I am all for making AI better and more aligned with things which are good for people. I don’t really like the term AI Safety though because it seems to encompass a lot of different things which need their own proper attention.

Stuff like:

  1. Bias in models and bad outcomes that result (ie. Weapons of Math Destruction)
  2. Ability of models to give people dangerous info (how to make a bomb or whatever)
  3. Concerns around privacy
  4. Loss of Jobs and/or increasing inequality
  5. Concerns that an All Powerful AGI will attack/destroy/enslave humanity

These are all important but they range in practicality from Already Happening to Sci Fi Fantasy.

We do need to be thinking about this stuff. Items 1-3 feel like they can be addressed by developing the right rules and best practices, but that only will happen if people make the effort and understand the issues.

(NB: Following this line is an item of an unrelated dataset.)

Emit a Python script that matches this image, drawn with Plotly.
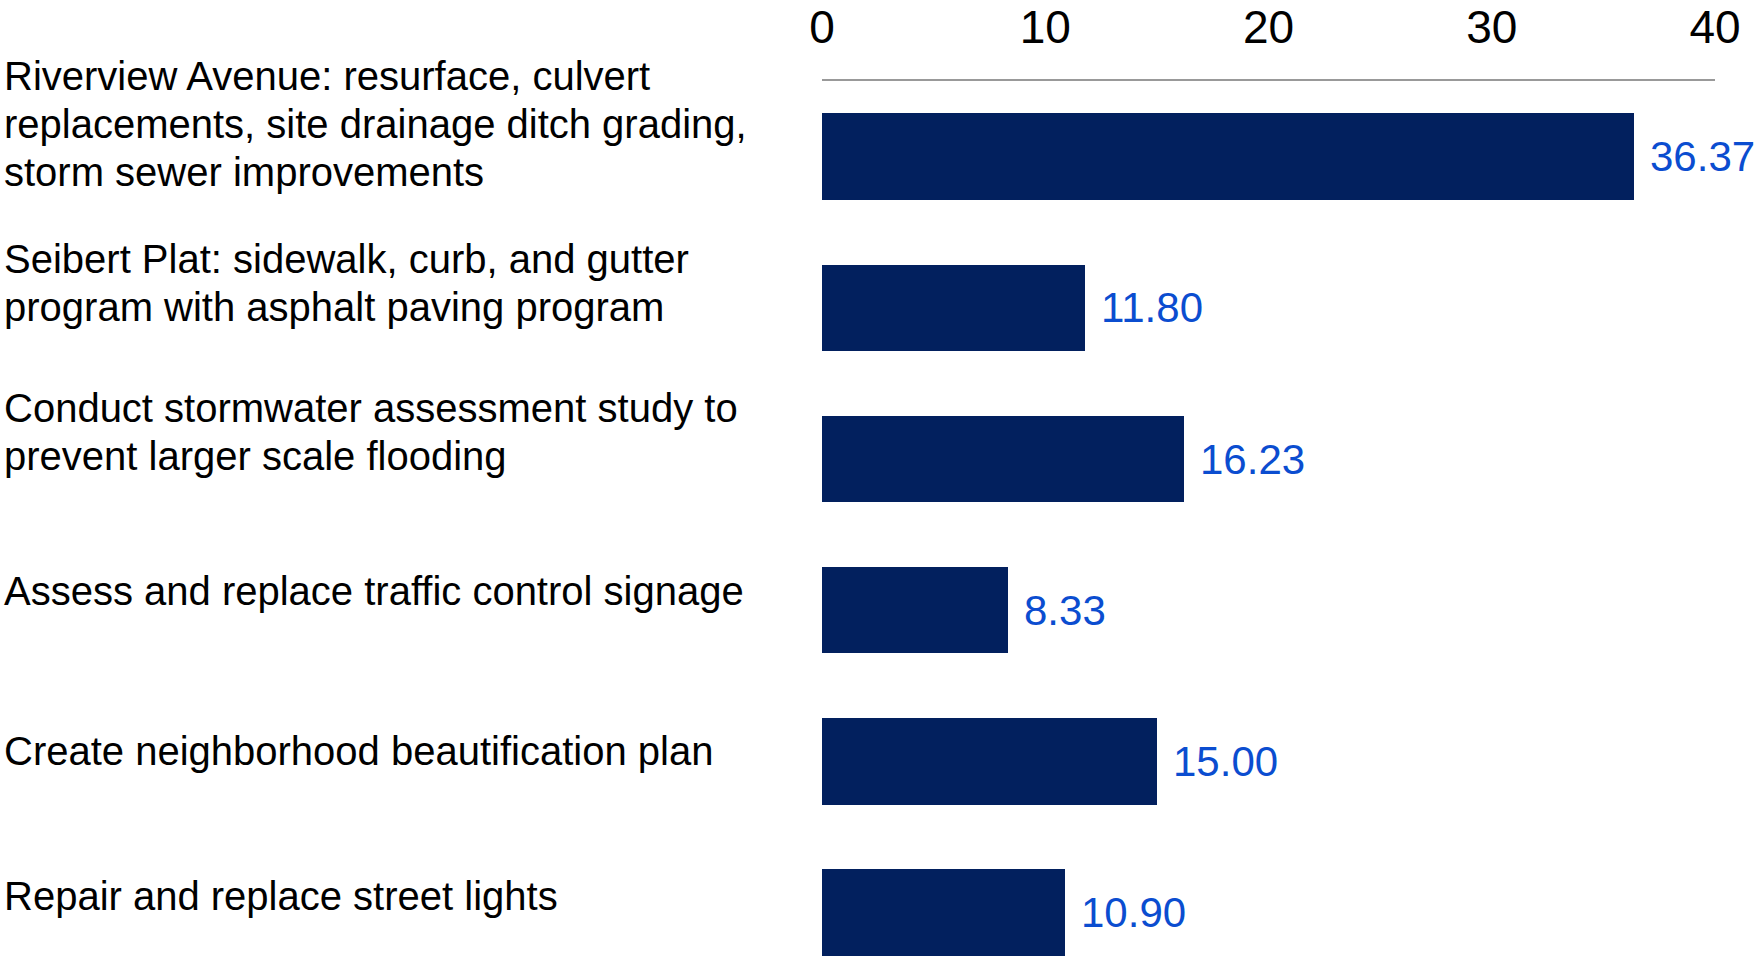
import plotly.graph_objects as go

categories = [
    "Riverview Avenue: resurface, culvert<br>replacements, site drainage ditch grading,<br>storm sewer improvements",
    "Seibert Plat: sidewalk, curb, and gutter<br>program with asphalt paving program",
    "Conduct stormwater assessment study to<br>prevent larger scale flooding",
    "Assess and replace traffic control signage",
    "Create neighborhood beautification plan",
    "Repair and replace street lights",
]
values = [36.37, 11.80, 16.23, 8.33, 15.00, 10.90]
tick_values = [0, 10, 20, 30, 40]
tick_labels = ["0", "10", "20", "30", "40"]

W, H = 1761, 958
LEFT = 822
RIGHT = W - 1715
TOP = 81
BOTTOM = 0
FONT = "Liberation Sans, Arial, sans-serif"
BAR_COLOR = "#02205E"
LABEL_COLOR = "#0B4DD0"

# vertical offset (px, up positive) of each text line from its bar centre
line_shift = [[81, 33, -15], [49, 1], [51, 3], [19], [10], [17]]

idx = list(range(len(categories)))

fig = go.Figure()
fig.add_trace(go.Bar(
    x=values, y=idx, orientation="h",
    marker=dict(color=BAR_COLOR, line=dict(width=0)),
    width=0.571,
    hoverinfo="skip",
))

annotations = []
plot_w = W - LEFT - RIGHT
for i, (c, v) in enumerate(zip(categories, values)):
    annotations.append(dict(
        x=v, y=i, xref="x", yref="y", text=f"{v:.2f}",
        showarrow=False, xanchor="left", yanchor="middle", xshift=14,
        font=dict(family=FONT, size=42, color=LABEL_COLOR),
    ))
    for line, sh in zip(c.split("<br>"), line_shift[i]):
        annotations.append(dict(
            x=(2 - LEFT) / plot_w, y=i, xref="paper", yref="y", text=line,
            showarrow=False, xanchor="left", yanchor="middle", align="left",
            yshift=sh,
            font=dict(family=FONT, size=40, color="#000000"),
        ))

fig.update_layout(
    width=W, height=H,
    margin=dict(l=LEFT, r=RIGHT, t=TOP, b=BOTTOM, pad=0, autoexpand=False),
    paper_bgcolor="white", plot_bgcolor="white",
    showlegend=False,
    bargap=0,
    annotations=annotations,
    xaxis=dict(
        side="top", range=[0, 40], tickvals=tick_values, ticktext=tick_labels,
        showgrid=False, zeroline=False, automargin=False,
        showline=True, linecolor="#999999", linewidth=2,
        ticks="", ticklabelstandoff=18,
        tickfont=dict(family=FONT, size=46, color="#000000"),
        fixedrange=True,
    ),
    yaxis=dict(
        range=[5.3, -0.5], showticklabels=False, showgrid=False, automargin=False,
        zeroline=False, showline=False, fixedrange=True,
    ),
)

fig.write_html(
    "out.html",
    config={"displayModeBar": False},
    post_script="document.body.style.margin='0';document.body.style.overflow='hidden';",
)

Number 4 is a bit harder to think about. I recently read Power and Progress which has some good ideas here but the voices of the tech utopians are pretty loud and don’t require anyone to actually do anything besides continue to worship them. This is a long term political project which can’t just be solved with better engineering.

I am not saying that is impossible and I enjoyed Mrs Davis, but I am a lot more worried about a case where some human actor uses AI against other people than worrying about Super-aligning a future AI so it doesn’t decide to go against us. I am skeptical of how well this could even work, in part because it seems like a hard problem but also because I don’t trust the people who are working on it. A bunch of tech lords sitting around deciding what a pro-social alignment would be for the god they are building doesn’t seem to be like its going to work out well.

I don’t really have a suggestion for better terms. I am just sad that when I read something about AI Safety concerns, it takes a lot of effort to know whether we are in talking about DAIR or LessWrong.